* YOUR INSTRUCTIONS
Nothing after the line with "0.6, 0.8, 1.5]" belongs in the copy; extract the lines below from the top through that line, pictures left out.

----------------

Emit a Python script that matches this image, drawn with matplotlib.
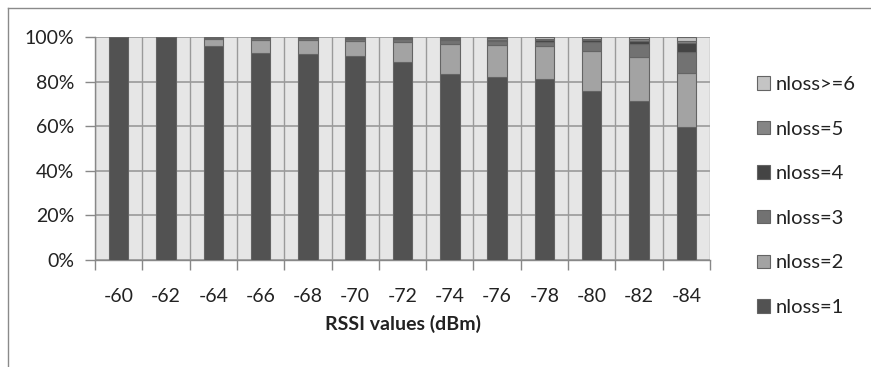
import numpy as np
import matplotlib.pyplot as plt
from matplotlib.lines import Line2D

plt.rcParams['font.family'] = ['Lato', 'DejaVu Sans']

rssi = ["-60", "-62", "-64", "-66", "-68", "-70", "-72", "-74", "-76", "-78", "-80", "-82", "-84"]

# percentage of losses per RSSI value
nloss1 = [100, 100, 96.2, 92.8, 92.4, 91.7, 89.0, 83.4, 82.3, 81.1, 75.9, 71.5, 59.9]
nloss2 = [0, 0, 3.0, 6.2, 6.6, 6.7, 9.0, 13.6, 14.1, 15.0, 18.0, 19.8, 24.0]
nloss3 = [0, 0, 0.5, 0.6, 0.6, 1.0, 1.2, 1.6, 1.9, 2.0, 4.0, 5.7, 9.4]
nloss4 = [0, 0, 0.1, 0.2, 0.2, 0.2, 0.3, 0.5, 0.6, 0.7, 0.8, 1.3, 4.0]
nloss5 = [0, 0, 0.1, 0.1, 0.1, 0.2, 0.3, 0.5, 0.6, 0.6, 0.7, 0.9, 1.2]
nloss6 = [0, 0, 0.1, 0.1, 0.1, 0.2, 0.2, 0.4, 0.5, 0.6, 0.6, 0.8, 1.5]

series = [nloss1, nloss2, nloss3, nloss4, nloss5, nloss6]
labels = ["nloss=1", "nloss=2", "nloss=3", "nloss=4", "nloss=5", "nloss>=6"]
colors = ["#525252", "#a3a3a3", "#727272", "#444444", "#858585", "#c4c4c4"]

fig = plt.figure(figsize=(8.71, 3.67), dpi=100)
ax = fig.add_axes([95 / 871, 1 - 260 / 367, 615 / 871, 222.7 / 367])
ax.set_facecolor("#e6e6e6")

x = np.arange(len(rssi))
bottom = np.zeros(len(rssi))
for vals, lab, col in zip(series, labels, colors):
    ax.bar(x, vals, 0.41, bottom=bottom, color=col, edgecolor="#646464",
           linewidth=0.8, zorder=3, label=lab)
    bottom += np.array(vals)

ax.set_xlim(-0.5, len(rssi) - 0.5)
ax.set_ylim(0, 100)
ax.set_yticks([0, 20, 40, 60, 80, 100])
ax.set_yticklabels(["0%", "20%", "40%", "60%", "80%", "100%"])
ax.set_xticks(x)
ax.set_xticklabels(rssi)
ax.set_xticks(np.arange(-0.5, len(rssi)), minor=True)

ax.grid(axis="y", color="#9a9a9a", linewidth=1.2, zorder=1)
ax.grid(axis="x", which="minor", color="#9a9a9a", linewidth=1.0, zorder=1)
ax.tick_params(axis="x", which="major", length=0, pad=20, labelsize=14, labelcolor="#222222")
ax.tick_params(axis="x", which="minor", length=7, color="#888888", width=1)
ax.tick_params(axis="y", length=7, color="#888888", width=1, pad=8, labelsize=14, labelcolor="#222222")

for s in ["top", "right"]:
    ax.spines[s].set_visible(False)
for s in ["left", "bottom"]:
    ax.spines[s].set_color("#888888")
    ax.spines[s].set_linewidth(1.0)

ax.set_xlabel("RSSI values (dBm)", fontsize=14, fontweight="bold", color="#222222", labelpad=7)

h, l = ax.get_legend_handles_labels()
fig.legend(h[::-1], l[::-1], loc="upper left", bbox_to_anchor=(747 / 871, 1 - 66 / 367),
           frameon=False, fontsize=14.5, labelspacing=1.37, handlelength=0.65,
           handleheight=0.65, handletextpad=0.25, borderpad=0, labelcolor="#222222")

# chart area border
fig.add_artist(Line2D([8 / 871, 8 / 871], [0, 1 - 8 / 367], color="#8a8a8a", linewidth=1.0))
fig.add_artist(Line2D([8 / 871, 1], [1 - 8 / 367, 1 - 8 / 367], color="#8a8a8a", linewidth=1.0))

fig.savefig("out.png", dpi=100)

----------------

* WORKED ANSWER
Emit a Python script that matches this image, drawn with matplotlib.
import numpy as np
import matplotlib.pyplot as plt
from matplotlib.lines import Line2D

plt.rcParams['font.family'] = ['Lato', 'DejaVu Sans']

rssi = ["-60", "-62", "-64", "-66", "-68", "-70", "-72", "-74", "-76", "-78", "-80", "-82", "-84"]

# percentage of losses per RSSI value
nloss1 = [100, 100, 96.2, 92.8, 92.4, 91.7, 89.0, 83.4, 82.3, 81.1, 75.9, 71.5, 59.9]
nloss2 = [0, 0, 3.0, 6.2, 6.6, 6.7, 9.0, 13.6, 14.1, 15.0, 18.0, 19.8, 24.0]
nloss3 = [0, 0, 0.5, 0.6, 0.6, 1.0, 1.2, 1.6, 1.9, 2.0, 4.0, 5.7, 9.4]
nloss4 = [0, 0, 0.1, 0.2, 0.2, 0.2, 0.3, 0.5, 0.6, 0.7, 0.8, 1.3, 4.0]
nloss5 = [0, 0, 0.1, 0.1, 0.1, 0.2, 0.3, 0.5, 0.6, 0.6, 0.7, 0.9, 1.2]
nloss6 = [0, 0, 0.1, 0.1, 0.1, 0.2, 0.2, 0.4, 0.5, 0.6, 0.6, 0.8, 1.5]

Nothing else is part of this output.